His first marriage came to a quick end in 1949 in Germany where his bride, unable to stand the neglect from her busy husband, ran off with a photographer.

"Working the 3pm to 10pm shift at the Stars and Stripes, traveling most mornings to do reporting for Journal stories, and then using what free time I had at home in Pfungstadt to compose and type up my stories - all this left little time for domestic life," he writes.

Phillips attributes the quick recognition of his abilities to his grasp of a kind of writing and reporting style that transformed the Journal from "a sleepy thirty-two-thousand-circulation financial sheet, in 1941, into the modern powerhouse it became."

Among the revolutionary principles of Journal editors at that time were: News was not just what happened yesterday, but included interpretation and anticipation of future trends; business news did not have to be dull, and should be written in a lively, jargon-free fashion.

For a family-controlled public company, support from the controlling family is essential, and so is the managerial commitment to professional standards and core principles. These factors combined to fuel the Journal's growth.

When the author first joined the Journal, whisky, hams and travel junkets were considered traditional perks of reporters and editors.

Later, in the new code of ethics, such gifts would be returned to the sender with a note of appreciation.

These policies aimed at building reader trust.

Public trust

As Harold Evans, former editor of The Times, once said: "Readers trust their bodies to their doctors, their children to their teachers, but they open their morning paper like a virgin entering the sergeant's mess."

But newspapers used to take pride in having a mission, not simply turning a good profit.

One of China's largest newspapers is the Xinmin Evening News, where xinmin is actually taken from the first sentence of the first of four books of the Confucian Canon (the Four Books), meaning "to renovate the people."

How many of our reporters today can still afford to be concerned with their mission before they sit down to write anything? Are they writing to inform and educate the public, or are they merely cheerleaders for some businesses, or the establishment?

In theory the best writers and editors should always place commercial interest behind their public service obligations.

In practice, as our society prostrates itself before the shrine of Mammon and the "free" market, it sounds pedantic and pretentious to talk about mission.

Editorial integrity

Phillips recalls that publisher of The New York Times once said, "I just told John Oakes [then editor of the Times's editorial page] that we were raising the price of the Times from twenty to twenty-five cents - thirty cents without the editorial page."

Phillips thought "anyone who could make a quip like that about his own paper was an all-right guy."

The Journal once carried articles alleging conflict of interest in contracts concerning Mobil's senior management. Mobil pulled all its advertising from the paper, stopped all press releases to the Journal and forbade any Mobil officials from talking to Journal reporters. The Journal did not back down.

At the turn of the century, the global print media decline became evident, putting the future of all print media in question.

Since 2002 Dow Jones and the Journal had been afflicted by share price decline and hemorrhaging of advertising revenue.
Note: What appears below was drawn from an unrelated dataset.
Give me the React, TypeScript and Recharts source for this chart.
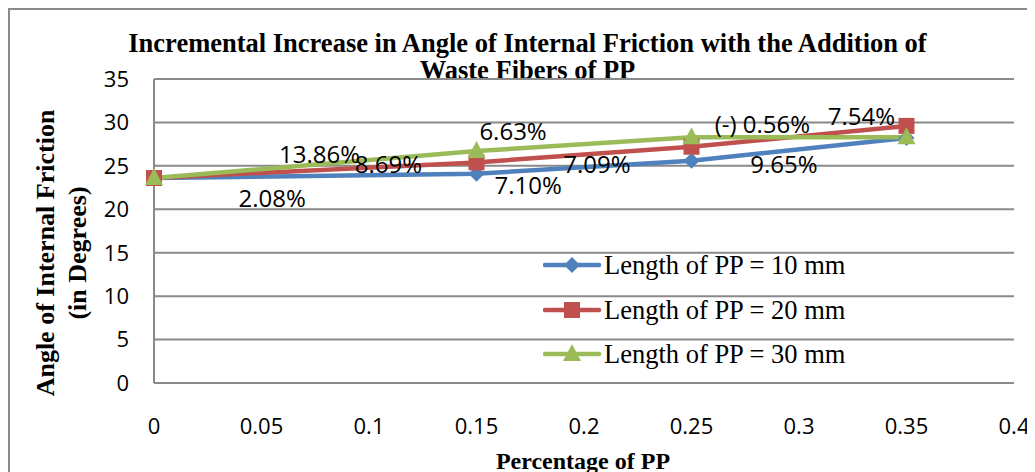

In late 2007 Dow Jones was sold to Rupert Murdoch's News Corp, which not long ago was engulfed in a British tabloid phone hacking scandal. Then in October, the Journal was accused by a British paper of falsifying its sales figures.
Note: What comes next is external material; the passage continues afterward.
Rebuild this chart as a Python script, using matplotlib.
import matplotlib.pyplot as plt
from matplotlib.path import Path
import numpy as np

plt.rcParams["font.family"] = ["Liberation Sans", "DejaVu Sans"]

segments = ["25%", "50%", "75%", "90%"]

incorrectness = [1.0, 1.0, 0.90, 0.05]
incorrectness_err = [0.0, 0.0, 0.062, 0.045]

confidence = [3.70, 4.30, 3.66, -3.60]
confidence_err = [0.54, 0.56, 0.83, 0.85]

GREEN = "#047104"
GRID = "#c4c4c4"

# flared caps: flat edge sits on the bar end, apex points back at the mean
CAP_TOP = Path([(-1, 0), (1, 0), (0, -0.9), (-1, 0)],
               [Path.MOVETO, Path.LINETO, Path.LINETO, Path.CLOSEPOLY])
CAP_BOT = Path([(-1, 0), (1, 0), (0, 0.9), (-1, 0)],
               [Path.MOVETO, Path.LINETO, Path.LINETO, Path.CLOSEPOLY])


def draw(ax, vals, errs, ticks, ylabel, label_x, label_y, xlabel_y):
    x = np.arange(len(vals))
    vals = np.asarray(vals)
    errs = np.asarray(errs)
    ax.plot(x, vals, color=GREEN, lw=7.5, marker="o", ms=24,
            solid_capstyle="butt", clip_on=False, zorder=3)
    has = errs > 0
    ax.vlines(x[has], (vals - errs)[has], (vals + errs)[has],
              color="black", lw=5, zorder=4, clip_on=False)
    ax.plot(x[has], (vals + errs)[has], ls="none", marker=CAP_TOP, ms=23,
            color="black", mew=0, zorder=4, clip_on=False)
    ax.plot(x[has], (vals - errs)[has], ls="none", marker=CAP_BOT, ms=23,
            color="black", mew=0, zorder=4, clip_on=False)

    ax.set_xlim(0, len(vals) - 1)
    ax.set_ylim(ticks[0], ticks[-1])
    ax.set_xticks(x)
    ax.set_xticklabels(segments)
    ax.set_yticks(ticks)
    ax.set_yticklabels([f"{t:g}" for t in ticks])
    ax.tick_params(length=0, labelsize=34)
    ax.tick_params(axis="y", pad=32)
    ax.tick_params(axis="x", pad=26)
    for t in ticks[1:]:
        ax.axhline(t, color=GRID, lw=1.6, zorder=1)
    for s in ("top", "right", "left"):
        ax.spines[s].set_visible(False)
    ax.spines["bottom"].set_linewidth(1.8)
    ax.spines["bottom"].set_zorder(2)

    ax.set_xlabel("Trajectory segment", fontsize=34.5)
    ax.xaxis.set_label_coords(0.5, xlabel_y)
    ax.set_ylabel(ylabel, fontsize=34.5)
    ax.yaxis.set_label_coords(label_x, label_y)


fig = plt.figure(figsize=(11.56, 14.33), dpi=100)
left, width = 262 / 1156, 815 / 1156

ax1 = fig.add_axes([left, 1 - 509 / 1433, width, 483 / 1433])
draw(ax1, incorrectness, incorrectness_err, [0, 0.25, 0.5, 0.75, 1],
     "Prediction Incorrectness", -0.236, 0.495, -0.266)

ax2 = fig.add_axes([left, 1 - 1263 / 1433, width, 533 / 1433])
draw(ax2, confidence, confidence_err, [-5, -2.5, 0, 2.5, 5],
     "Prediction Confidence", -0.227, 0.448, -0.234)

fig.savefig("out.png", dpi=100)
Phillips' memoir gives a parallel account of a successful newspaperman and a successful newspaper's era of heady growth.

But what's the message for journalists today still working for papers struggling to survive?

Here Phillips' observations of the publishing industry as a whole may shed some light. He went into the self-publishing business with his wife after retirement.

Uncertainties

The author observes that books on current events, celebrities, cooking, and business can still sell, but quality fiction becomes harder and harder to sell.

"Our view ... is that now, in an era of declining educational standards, there are fewer adults interested in reading fiction about life's complexities and nuances and more who are attracted by the excitement and entertainment they find in science-fiction fantasies, vampires stories, novels originally written for children such as the Harry Potter series ..." he writes.

In a world where cultural enterprises have to justify their existence by their money-earning power, the businesspeople are taking control of everything.

Wherever you are, see how the people around you - whether migrant workers, senior office staff or students - are equally amused and mesmerized by their handheld e-gadgets, and you become convinced that we are in for the age of great democratization of tastes.